State ex rel. Third National Bank v. Smith

Sherwood, C. J.

{dissenting)— I. Section 6 of article 6, of the amendment to our state constitution adopted in 1884, provides that: ‘ ‘ When any one of said courts of appeals shall, in any cause or proceeding, render a decision which any one of the judges therein sitting shall deem contrary to any previous decision of any one of said courts of appeals or of the supreme court, the said court of appeals must, of its own motion pending the same term and not afterward,, certify and transfer said cause or proceeding, and the original transcript therein to the supreme court, and thereupon the supreme court must rehear and determine said cause or proceeding, as in case of jurisdiction obtained by ordinary appellate process; and the last previous rulings of the supreme court on any question of law or equity shall in all cases be controlling authority in said courts of appeals.” Upon this section-the relator relies on his motion for a peremptory writ.

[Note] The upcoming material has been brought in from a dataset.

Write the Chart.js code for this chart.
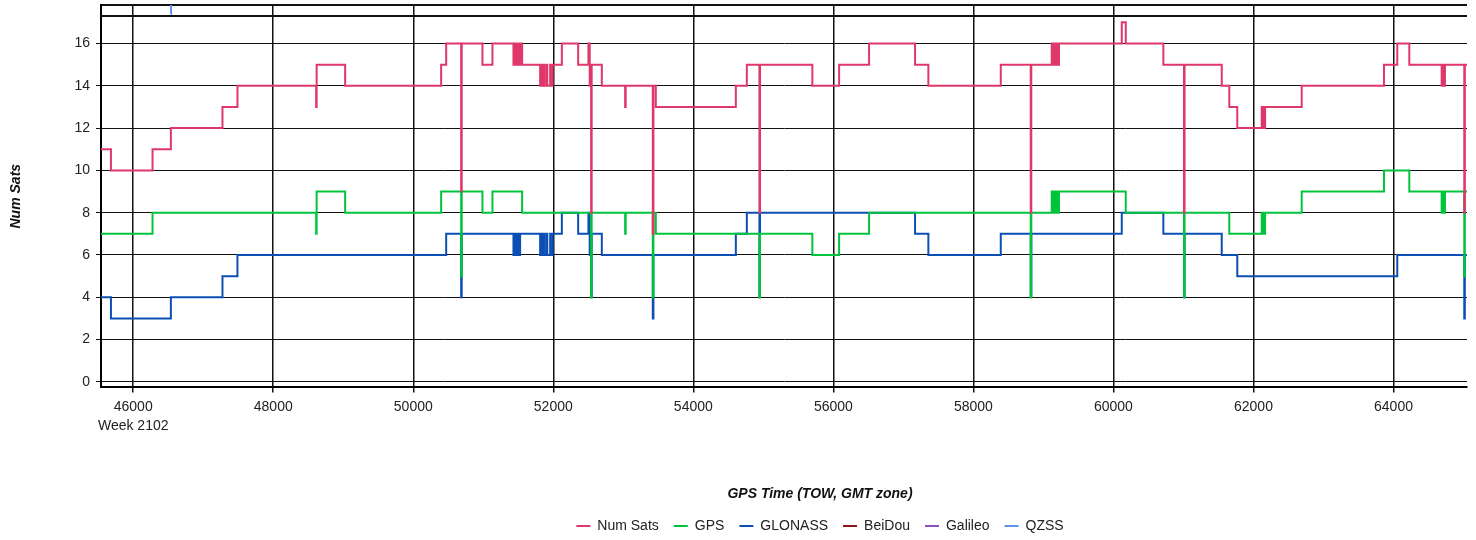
<!DOCTYPE html>
<html>
<head>
<meta charset="utf-8">
<title>Num Sats</title>
<script src="https://cdn.jsdelivr.net/npm/chart.js@4.4.1/dist/chart.umd.min.js"></script>
<style>
  html, body { margin: 0; padding: 0; background: #fff; overflow: hidden; }
  canvas { display: block; }
</style>
</head>
<body>
<canvas id="satChart" width="1640" height="543"></canvas>
<script>
// [GPS time of week, satellite count from that moment on]
const numSatsSteps = [
  [45540, 11], [45682, 10], [46276, 11], [46538, 12], [47275, 13], [47489, 14],
  [48613, 13], [48620, 15], [49027, 14], [50398, 15], [50470, 16], [50684, 9], [50692, 16],
  [50988, 15], [51131, 16],
  [51431, 15], [51440, 16], [51448, 15], [51456, 16], [51464, 15], [51472, 16], [51480, 15],
  [51488, 16], [51496, 15], [51504, 16], [51512, 15], [51526, 16], [51555, 15],
  [51812, 14], [51822, 15], [51830, 14], [51838, 15], [51846, 14], [51854, 15], [51862, 14],
  [51870, 15], [51878, 14], [51908, 15], [51914, 14], [51955, 15], [51961, 14], [51990, 15],
  [52122, 16], [52355, 15], [52502, 16], [52520, 14], [52540, 8], [52548, 15], [52693, 14],
  [53026, 13], [53034, 14], [53421, 7], [53430, 14], [53464, 13], [54607, 14], [54764, 15],
  [54944, 8], [54952, 15], [55700, 14], [56082, 15], [56510, 16], [57167, 15], [57357, 14],
  [58391, 15], [58819, 8], [58827, 15],
  [59119, 16], [59128, 15], [59136, 16], [59144, 15], [59152, 16], [59160, 15], [59168, 16],
  [59176, 15], [59184, 16], [59192, 15], [59200, 16], [59208, 15], [59223, 16],
  [60119, 17], [60176, 16], [60713, 15], [61008, 8], [61016, 15],
  [61547, 14], [61655, 13], [61769, 12],
  [62118, 13], [62126, 12], [62134, 13], [62142, 12], [62150, 13], [62158, 12], [62166, 13],
  [62689, 14], [63864, 15], [64054, 16], [64226, 15],
  [64688, 14], [64696, 15], [64704, 14], [64712, 15], [64720, 14], [64735, 15],
  [65011, 8], [65019, 15], [65050, 15]
];

const gpsSteps = [
  [45540, 7], [46276, 8], [48613, 7], [48620, 9], [49027, 8], [50398, 9], [50684, 5], [50692, 9],
  [50988, 8], [51131, 9], [51555, 8], [52540, 4], [52548, 8], [53026, 7], [53034, 8],
  [53421, 4], [53430, 8], [53464, 7], [54944, 4], [54952, 7], [55700, 6], [56082, 7],
  [56510, 8], [58819, 4], [58827, 8],
  [59119, 9], [59128, 8], [59136, 9], [59144, 8], [59152, 9], [59160, 8], [59168, 9],
  [59176, 8], [59184, 9], [59192, 8], [59200, 9], [59208, 8], [59223, 9],
  [60176, 8], [61008, 4], [61016, 8], [61655, 7],
  [62118, 8], [62126, 7], [62134, 8], [62142, 7], [62150, 8], [62158, 7], [62166, 8],
  [62689, 9], [63864, 10], [64226, 9],
  [64688, 8], [64696, 9], [64704, 8], [64712, 9], [64720, 8], [64735, 9],
  [65011, 5], [65019, 9], [65050, 9]
];

const glonassSteps = [
  [45540, 4], [45682, 3], [46538, 4], [47275, 5], [47489, 6], [50470, 7], [50684, 4], [50692, 7],
  [51431, 6], [51440, 7], [51448, 6], [51456, 7], [51464, 6], [51472, 7], [51480, 6],
  [51488, 7], [51496, 6], [51504, 7], [51512, 6], [51526, 7],
  [51812, 6], [51822, 7], [51830, 6], [51838, 7], [51846, 6], [51854, 7], [51862, 6],
  [51870, 7], [51878, 6], [51908, 7], [51914, 6], [51955, 7], [51961, 6], [51990, 7],
  [52122, 8], [52355, 7], [52502, 8], [52520, 6], [52540, 4], [52548, 7], [52693, 6],
  [53421, 3], [53430, 6], [54607, 7], [54764, 8], [54944, 4], [54952, 8], [57167, 7],
  [57357, 6], [58391, 7], [58819, 4], [58827, 7], [60119, 8], [60713, 7], [61008, 4],
  [61016, 7], [61547, 6], [61769, 5], [64054, 6], [65011, 3], [65019, 6], [65050, 6]
];

const beidouSteps = [];
const galileoSteps = [];
const qzssSteps = [[46538, 17.4], [46540, 19]];

const xTicks = [46000, 48000, 50000, 52000, 54000, 56000, 58000, 60000, 62000, 64000];
const yTicks = [0, 2, 4, 6, 8, 10, 12, 14, 16];
const weekLabel = 'Week 2102';

const towMin = 45540, towMax = 65050;
const yMin = -0.26, yMax = 17.82, yBand = 17.31;

const font = 'Arial, "Liberation Sans", sans-serif';

function series(label, steps, color) {
  return {
    label: label,
    data: steps.map(([x, y]) => ({ x: x, y: y })),
    borderColor: color,
    backgroundColor: color,
    borderWidth: 2,
    stepped: true,
    pointRadius: 0,
    pointHoverRadius: 0,
    fill: false
  };
}

new Chart(document.getElementById('satChart'), {
  type: 'line',
  data: {
    datasets: [
      series('Num Sats', numSatsSteps, '#e0376a'),
      series('GPS', gpsSteps, '#00c43c'),
      series('GLONASS', glonassSteps, '#0c4fb4'),
      series('BeiDou', beidouSteps, '#8b1414'),
      series('Galileo', galileoSteps, '#8c4fbf'),
      series('QZSS', qzssSteps, '#5e92ec')
    ]
  },
  options: {
    responsive: false,
    animation: false,
    events: [],
    layout: { padding: { top: 5, left: 0, right: 0, bottom: 0 } },
    scales: {
      x: {
        type: 'linear',
        position: 'bottom',
        min: towMin,
        max: towMax,
        afterBuildTicks: scale => { scale.ticks = xTicks.map(v => ({ value: v })); },
        afterFit: scale => { scale.paddingLeft = 0; scale.paddingRight = 0; },
        ticks: {
          autoSkip: false,
          maxRotation: 0,
          padding: 5,
          color: '#222',
          font: { family: font, size: 14, lineHeight: 1.35 },
          callback: v => v === xTicks[0] ? [String(v), weekLabel] : String(v)
        },
        grid: { color: '#111', lineWidth: 1.5, tickLength: 5, tickColor: '#111' },
        border: { color: '#000', width: 2 }
      },
      y: {
        type: 'linear',
        position: 'left',
        min: yMin,
        max: yMax,
        afterBuildTicks: scale => {
          scale.ticks = yTicks.concat([yBand, yMax]).map(v => ({ value: v }));
        },
        afterFit: scale => {
          scale.width = 101;
          scale.paddingTop = 0;
          scale.paddingBottom = 0;
        },
        ticks: {
          padding: 6,
          color: '#222',
          font: { family: font, size: 14 },
          callback: v => yTicks.includes(v) ? String(v) : ''
        },
        grid: {
          color: '#111',
          lineWidth: c => (c.tick && c.tick.value > 16 ? 2 : 1),
          tickLength: 5,
          tickColor: c => (c.tick && c.tick.value > 16 ? 'rgba(0,0,0,0)' : '#111')
        },
        border: { color: '#000', width: 2 },
        title: {
          display: true,
          text: 'Num Sats',
          color: '#111',
          padding: { top: 8, bottom: 0 },
          font: { family: font, size: 14, weight: 'bold', style: 'italic' }
        }
      },
      // empty band on the right so legend and x title sit where the original has them
      spacer: {
        type: 'linear',
        position: 'right',
        display: true,
        ticks: { display: false },
        grid: { display: false },
        border: { display: false },
        afterFit: scale => { scale.width = 1640 - 1467; }
      }
    },
    plugins: {
      tooltip: { enabled: false },
      title: {
        display: true,
        position: 'bottom',
        weight: 500,
        text: 'GPS Time (TOW, GMT zone)',
        color: '#111',
        padding: { top: 46, bottom: 1 },
        font: { family: font, size: 14, weight: 'bold', style: 'italic' }
      },
      legend: {
        position: 'bottom',
        labels: {
          usePointStyle: true,
          pointStyle: 'line',
          pointStyleWidth: 14,
          padding: 15,
          color: '#222',
          font: { family: font, size: 14 }
        }
      }
    }
  }
});
</script>
</body>
</html>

The plain purpose and central idea of this section is to keep the courts of appeals in accord with each other in their rulings, and with this court. The duty of the judges of these courts of appeals in this regard *541could not be made plainer by the use of any other language which could be employed ; the words used are mandatory, and admit of nothing short of positive and full obedience to their command.

Now it is evident from an examination of the majority opinion and the dissenting opinion, that in the opinion of the majority their ruling was in accord not only with the previous decisions of this court but with those of the courts of appeals. And it is equally evident that in his dissenting opinion the views of Smith, P. J., are diametrically opposed to those of the majority of the court on two salient points : First. He holds that the affidavit in the cause was amendable and, therefore, properly amended, and that the attachment proceedings were not void. Second. He holds that in any event the defendants, their motion to quash having been denied, waived and cured any defects in the original affidavit, by pleading in abatement and going to trial on the issue thus raised. Nothing can be clearer than this. Nor was it necessary that the dissenting judge “ should so state in so many words ” that he deemed the decision of the majority “contrary to any previous decision of any one of said courts of appeals or of the supreme court,” because, first, it is so apparent from his citation of authorities and reasoning thereon, that the decision of the majority is contrary to the former rulings of this court and of the courts of appeals, as to require no express declaration to that effect; “it goes without saying;” because, second, unless the presiding judge did deem the decision of the majority contrary to former rulings, etc.’, then his dissent is without force, point or meaning. But his direct and forcible attack on the reasoning of the majority leaves no room to doubt what he then thought of the majority opinion.

There is no magic in the words, “ shall deem contrary,” etc. Any other words of equivalent import will answer the purpose just as well; nor does the constitution require the use of the words quoted in order to *542give origin to the performance of that duty which section 6 enjoins upon each of the courts of appeals when the exigency therein provided for shall arise. Nor can the views of a dissentient judge in such case, if they undergo a change after the expiration of the term at which they are delivered, affect the duty enjoined by the section in question, or affect the supervisory control of this court conferred by section 8 of the same constitutional amendment.

The duty of the court of appeals in cases like the present is based upon the attitude and utterances made and taken by the judge who disagrees with his associates, as then stated and made, and those utterances must speak for themselves. As before stated that duty is mandatory ; it needs neither suggestion nor adventitious aid to bring it into action. The language of the constitution is : “The said court of appeals must, of its own motion, ” etc. This language effectually disposes of that portion of the return, wherein the respondent judges state that they were not “asked,” etc. Invitations in such instances are wholly unnecessary and uncalled for ; constitutional etiquette does not require them.

II. Upon the argument of this motion for the issuance of the peremptory writ, it was conceded that the fact that the term had expired at which the majority and dissenting opinions were delivered did not affect the jurisdiction of this court, if the pleadings herein presented a proper case for its exercise. But if contention had been made that the expiration of the term shut off the power of this court to compel the Kansas City court of appeals to do its constitutional duty, and transfer the cause in question to this court, such contention would have been effectually answered by the case of State ex rel. v. Lewis, 71 Mo. 170.

For reasons already given in my opinion, a peremptory writ should be awarded.

As expressing my views and as my dissent herein, I hereby refile the foregoing opinion.